BEGIN

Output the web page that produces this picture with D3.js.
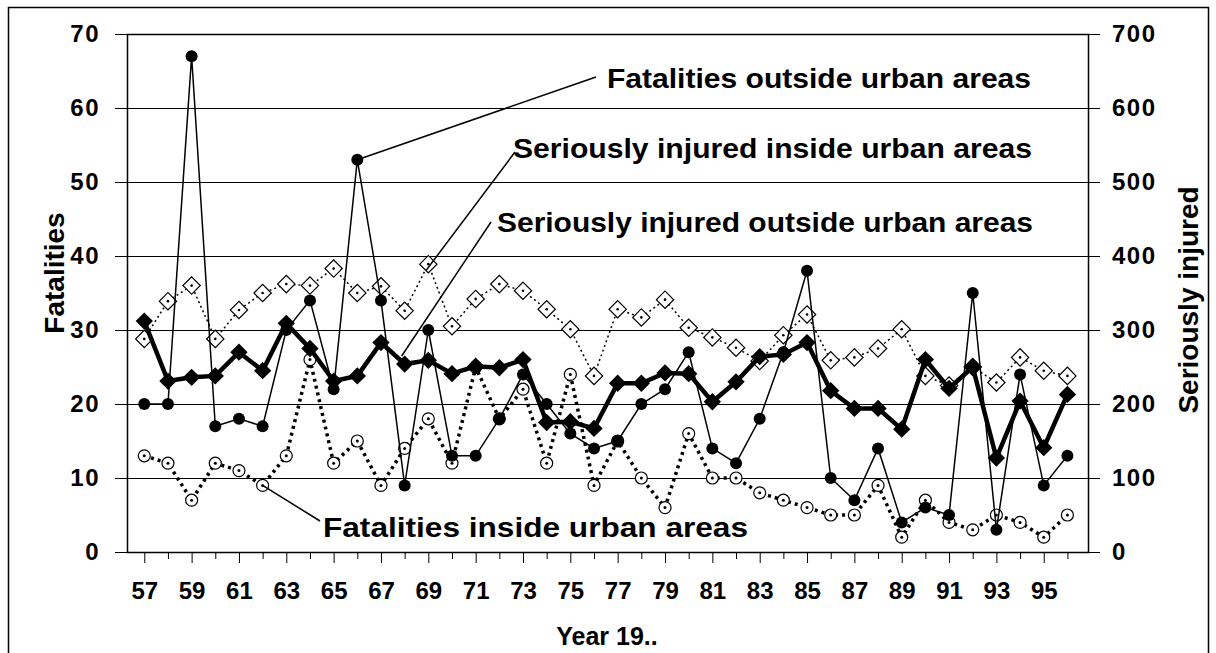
<!DOCTYPE html>
<html>
<head>
<meta charset="utf-8">
<script src="https://cdn.jsdelivr.net/npm/d3@7"></script>
<style>
  body { margin: 0; background: #fff; }
  svg { display: block; font-family: "Liberation Sans", Arial, sans-serif; font-weight: bold; }
</style>
</head>
<body>
<div id="chart"></div>
<script>
const years = d3.range(57, 97);

// fatalities (left axis)
const fatOutside = [20, 20, 67, 17, 18, 17, 30, 34, 22, 53, 34, 9, 30, 13, 13, 18, 24, 20, 16, 14,
                    15, 20, 22, 27, 14, 12, 18, 27, 38, 10, 7, 14, 4, 6, 5, 35, 3, 24, 9, 13];
const fatInside  = [13, 12, 7, 12, 11, 9, 13, 26, 12, 15, 9, 14, 18, 12, 25, 18, 22, 12, 24, 9,
                    15, 10, 6, 16, 10, 10, 8, 7, 6, 5, 5, 9, 2, 7, 4, 3, 5, 4, 2, 5];
// seriously injured (right axis)
const injOutside = [312, 231, 236, 238, 270, 245, 309, 275, 231, 238, 283, 254, 259, 241, 251, 249, 260, 175, 176, 167,
                    228, 228, 242, 241, 203, 230, 264, 267, 283, 218, 194, 194, 166, 260, 221, 250, 127, 204, 141, 213];
const injInside  = [288, 339, 360, 288, 327, 350, 362, 360, 383, 350, 359, 326, 389, 305, 342, 362, 353, 328, 301, 238,
                    328, 317, 341, 303, 290, 276, 258, 293, 321, 259, 263, 275, 301, 238, 225, 250, 229, 263, 245, 238];

const leftTicks  = [0, 10, 20, 30, 40, 50, 60, 70];
const rightTicks = [0, 100, 200, 300, 400, 500, 600, 700];
const labelYears = d3.range(57, 97, 2);

const W = 1216, H = 653;
const plot = { left: 127, right: 1088, top: 34, bottom: 552 };

const svg = d3.select("#chart").append("svg")
  .attr("width", W)
  .attr("height", H);

// outer frame
svg.append("rect")
  .attr("x", 8.5).attr("y", 7.5)
  .attr("width", 1200).attr("height", 660)
  .attr("fill", "none").attr("stroke", "#000").attr("stroke-width", 1.5);

const x = d3.scaleLinear().domain([57 - 0.73, 96 + 0.87]).range([plot.left, plot.right]);
const y = d3.scaleLinear().domain([0, 70]).range([plot.bottom, plot.top]);
const y2 = d3.scaleLinear().domain([0, 700]).range([plot.bottom, plot.top]);

// gridlines
svg.append("g")
  .selectAll("line")
  .data(leftTicks.filter(d => d > 0 && d < 70))
  .join("line")
    .attr("x1", plot.left).attr("x2", plot.right)
    .attr("y1", d => Math.round(y(d)) + 0.5).attr("y2", d => Math.round(y(d)) + 0.5)
    .attr("stroke", "#000").attr("stroke-width", 1);

// plot frame
svg.append("rect")
  .attr("x", plot.left + 0.5).attr("y", plot.top + 0.5)
  .attr("width", plot.right - plot.left).attr("height", plot.bottom - plot.top)
  .attr("fill", "none").attr("stroke", "#000").attr("stroke-width", 1.5);

// left axis
const yAxis = svg.append("g")
  .attr("transform", `translate(${plot.left},0)`)
  .call(d3.axisLeft(y).tickValues(leftTicks).tickSize(12).tickPadding(15));
yAxis.select(".domain").remove();
yAxis.selectAll("text").style("font-size", "24px").style("font-weight", "bold")
  .style("letter-spacing", "1.5px").attr("fill", "#000");

// right axis
const y2Axis = svg.append("g")
  .attr("transform", `translate(${plot.right},0)`)
  .call(d3.axisRight(y2).tickValues(rightTicks).tickSize(12).tickPadding(12));
y2Axis.select(".domain").remove();
y2Axis.selectAll("text").style("font-size", "24px").style("font-weight", "bold")
  .style("letter-spacing", "1.5px").attr("fill", "#000");

// x axis
const xAxis = svg.append("g")
  .attr("transform", `translate(0,${plot.bottom})`)
  .call(d3.axisBottom(x).tickValues(years).tickSize(8).tickFormat(d => labelYears.includes(d) ? d : ""));
xAxis.select(".domain").remove();
xAxis.selectAll(".tick line").attr("y2", d => labelYears.includes(d) ? 11 : 7);
xAxis.selectAll("text")
  .attr("y", 30)
  .style("font-size", "24px").style("font-weight", "bold").attr("fill", "#000");

// axis titles
svg.append("text")
  .attr("transform", "rotate(-90)")
  .attr("x", -273).attr("y", 64)
  .attr("text-anchor", "middle")
  .style("font-size", "28px")
  .text("Fatalities");

svg.append("text")
  .attr("transform", "rotate(-90)")
  .attr("x", -300).attr("y", 1198)
  .attr("text-anchor", "middle")
  .style("font-size", "28px")
  .text("Seriously injured");

svg.append("text")
  .attr("x", 607).attr("y", 645)
  .attr("text-anchor", "middle")
  .style("font-size", "25px")
  .text("Year 19..");

// series
const fatOutData = years.map((yr, i) => ({ yr, v: fatOutside[i] }));
const fatInData  = years.map((yr, i) => ({ yr, v: fatInside[i] }));
const injOutData = years.map((yr, i) => ({ yr, v: injOutside[i] }));
const injInData  = years.map((yr, i) => ({ yr, v: injInside[i] }));

const lineL = d3.line().x(d => x(d.yr)).y(d => y(d.v));
const lineR = d3.line().x(d => x(d.yr)).y(d => y2(d.v));

const diamond = d3.symbol().type(d3.symbolSquare).size(150);

// seriously injured inside: thin dotted line, open diamonds
svg.append("path").datum(injInData)
  .attr("fill", "none").attr("stroke", "#000").attr("stroke-width", 1.5)
  .attr("stroke-dasharray", "2,3")
  .attr("d", lineR);
const gIn = svg.append("g").selectAll("g").data(injInData).join("g")
  .attr("transform", d => `translate(${x(d.yr)},${y2(d.v)})`);
gIn.append("path").attr("d", diamond).attr("transform", "rotate(45)")
  .attr("fill", "#fff").attr("stroke", "#000").attr("stroke-width", 1.2);
gIn.append("circle").attr("r", 1.3).attr("fill", "#000");

// fatalities inside: thick dotted line, open circles
svg.append("path").datum(fatInData)
  .attr("fill", "none").attr("stroke", "#000").attr("stroke-width", 3.5)
  .attr("stroke-dasharray", "3,4")
  .attr("d", lineL);
const gFi = svg.append("g").selectAll("g").data(fatInData).join("g")
  .attr("transform", d => `translate(${x(d.yr)},${y(d.v)})`);
gFi.append("circle").attr("r", 6).attr("fill", "#fff").attr("stroke", "#000").attr("stroke-width", 1.2);
gFi.append("circle").attr("r", 1.5).attr("fill", "#000");

// seriously injured outside: thick solid line, filled diamonds
svg.append("path").datum(injOutData)
  .attr("fill", "none").attr("stroke", "#000").attr("stroke-width", 4.5)
  .attr("d", lineR);
svg.append("g").selectAll("path").data(injOutData).join("path")
  .attr("d", diamond)
  .attr("transform", d => `translate(${x(d.yr)},${y2(d.v)}) rotate(45)`)
  .attr("fill", "#000");

// fatalities outside: thin solid line, filled circles
svg.append("path").datum(fatOutData)
  .attr("fill", "none").attr("stroke", "#000").attr("stroke-width", 1.5)
  .attr("d", lineL);
svg.append("g").selectAll("circle").data(fatOutData).join("circle")
  .attr("cx", d => x(d.yr)).attr("cy", d => y(d.v))
  .attr("r", 6).attr("fill", "#000");

// annotations
const notes = [
  { label: "Fatalities outside urban areas", tx: 607, ty: 88, len: 424, lx: 596, ly: 77, px: x(66), py: y(53) },
  { label: "Seriously injured inside urban areas", tx: 513, ty: 158, len: 519, lx: 515, ly: 152, px: x(69) - 2, py: y2(389) + 6 },
  { label: "Seriously injured outside urban areas", tx: 497, ty: 232, len: 536, lx: 491, ly: 222, px: x(68) - 3, py: y2(254) - 8 },
  { label: "Fatalities inside urban areas", tx: 323, ty: 537, len: 425, lx: 320, ly: 521, px: x(62), py: y(9) }
];
const ann = svg.append("g");
ann.selectAll("line").data(notes).join("line")
  .attr("x1", d => d.lx).attr("y1", d => d.ly)
  .attr("x2", d => d.px).attr("y2", d => d.py)
  .attr("stroke", "#000").attr("stroke-width", 1.5);
ann.selectAll("text").data(notes).join("text")
  .attr("x", d => d.tx).attr("y", d => d.ty)
  .attr("textLength", d => d.len)
  .attr("lengthAdjust", "spacingAndGlyphs")
  .style("font-size", "27px")
  .text(d => d.label);
</script>
</body>
</html>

END

*STATED EXERCISE*
Please extract exactly the lines of the data, from the first through the line containing "const years = d3.range(57, 97);", and add no pictures to the copy.

*RESULT*
Output the web page that produces this picture with D3.js.
<!DOCTYPE html>
<html>
<head>
<meta charset="utf-8">
<script src="https://cdn.jsdelivr.net/npm/d3@7"></script>
<style>
  body { margin: 0; background: #fff; }
  svg { display: block; font-family: "Liberation Sans", Arial, sans-serif; font-weight: bold; }
</style>
</head>
<body>
<div id="chart"></div>
<script>
const years = d3.range(57, 97);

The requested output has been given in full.